Considering all the hubbub over Sylvia Plath’s belongings sold at auction in 2018 and again these past few weeks, Gekoski’s chapter on selling her copy of The Great Gatsby in the spring of 1985—to Matthew J. Bruccoli no less—is particularly rousing. Here Gekoski spins a tale within a tale about how fellow collector Maurice Neville once tried to barter a brand new Jaguar for Bruccoli’s first edition of For Whom the Bell Tolls inscribed by both Hemingway and Fitzgerald. Anyway, apparently Ted Hughes and his second wife believed the Gatsby to have been stolen, leaving Gekoski holding the bag as it were.
Gekoski seems prone to these types of misadventures, which is probably all the better for his writing career. He is an incredibly gifted storyteller who spins yarns with broad literary appeal, largely avoiding the soulless ‘bought this, sold that’ narrative that bookseller memoirs too often rake over. That said, if you want to know how he bought/sold nine pristine first editions of Ulysses, look no further.

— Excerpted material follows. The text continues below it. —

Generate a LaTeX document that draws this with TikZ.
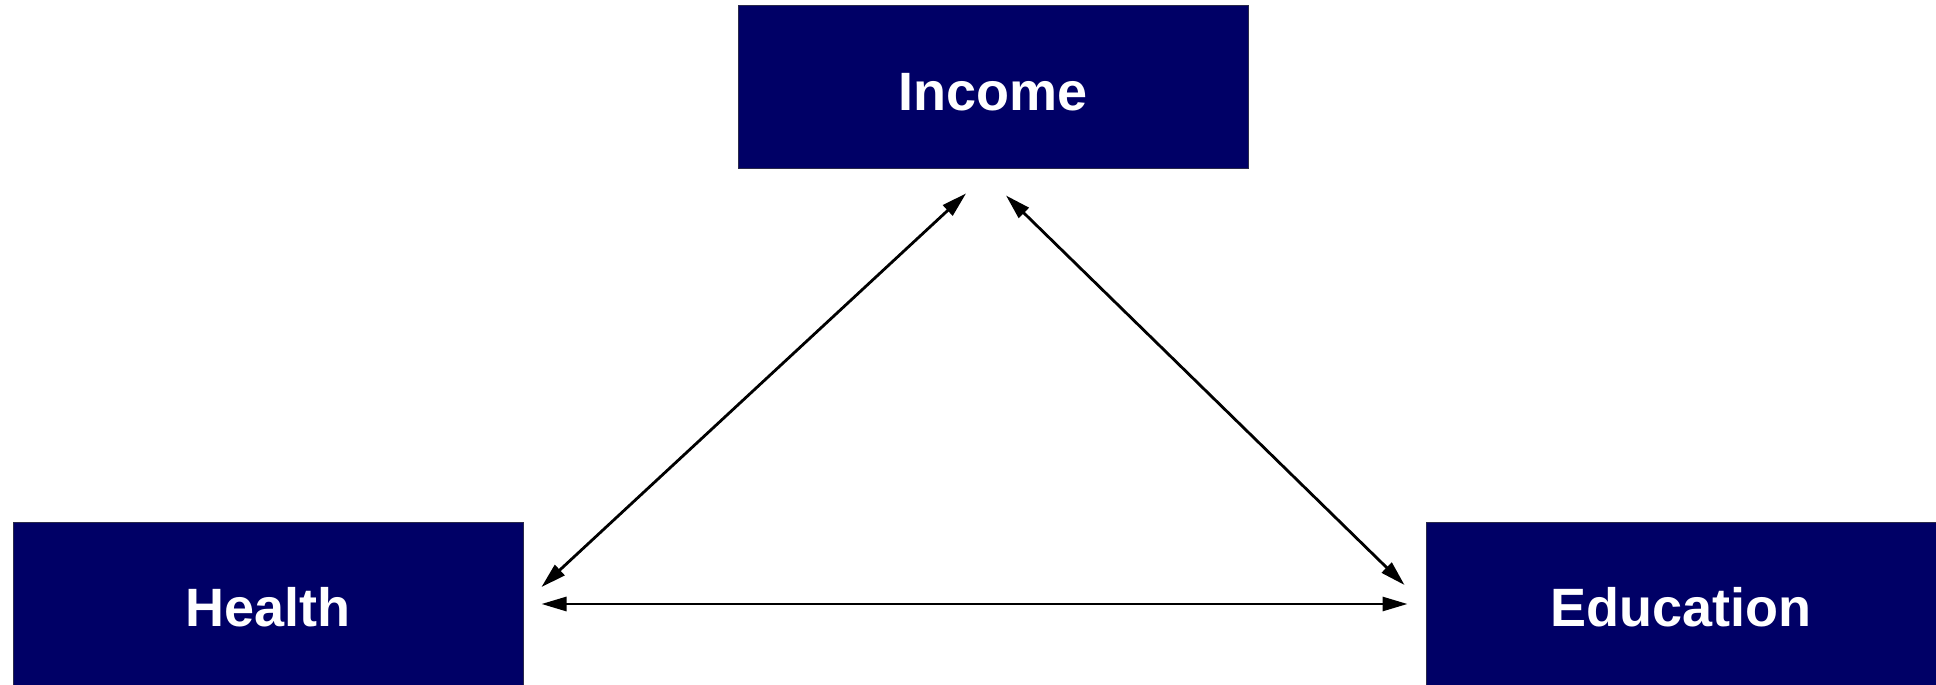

He chronicles personal escapades with Graham Greene, Dr. James Watson, and John Fowles, the latter of whom he describes as overvalued (and antisemitic). “The French Lieutenant’s Woman stormed the gates of the Eng-Lit syllabus: how very exciting, how utterly post-modern! Can you believe it, there are three different endings! It made those slavering American academics quiver with delight as they set examination questions comparing Fowles to Tolstoy.” Oof, that comment hits close to home for those of us with paperback copies of said novel, brimming with undergraduate underlining, on their shelves.
Whether bidding at high-stakes auctions or rummaging through dank cellar cabinets, Gekoski never fails to amuse and to amaze. Guarded by Dragons is a bibliophilic treasure.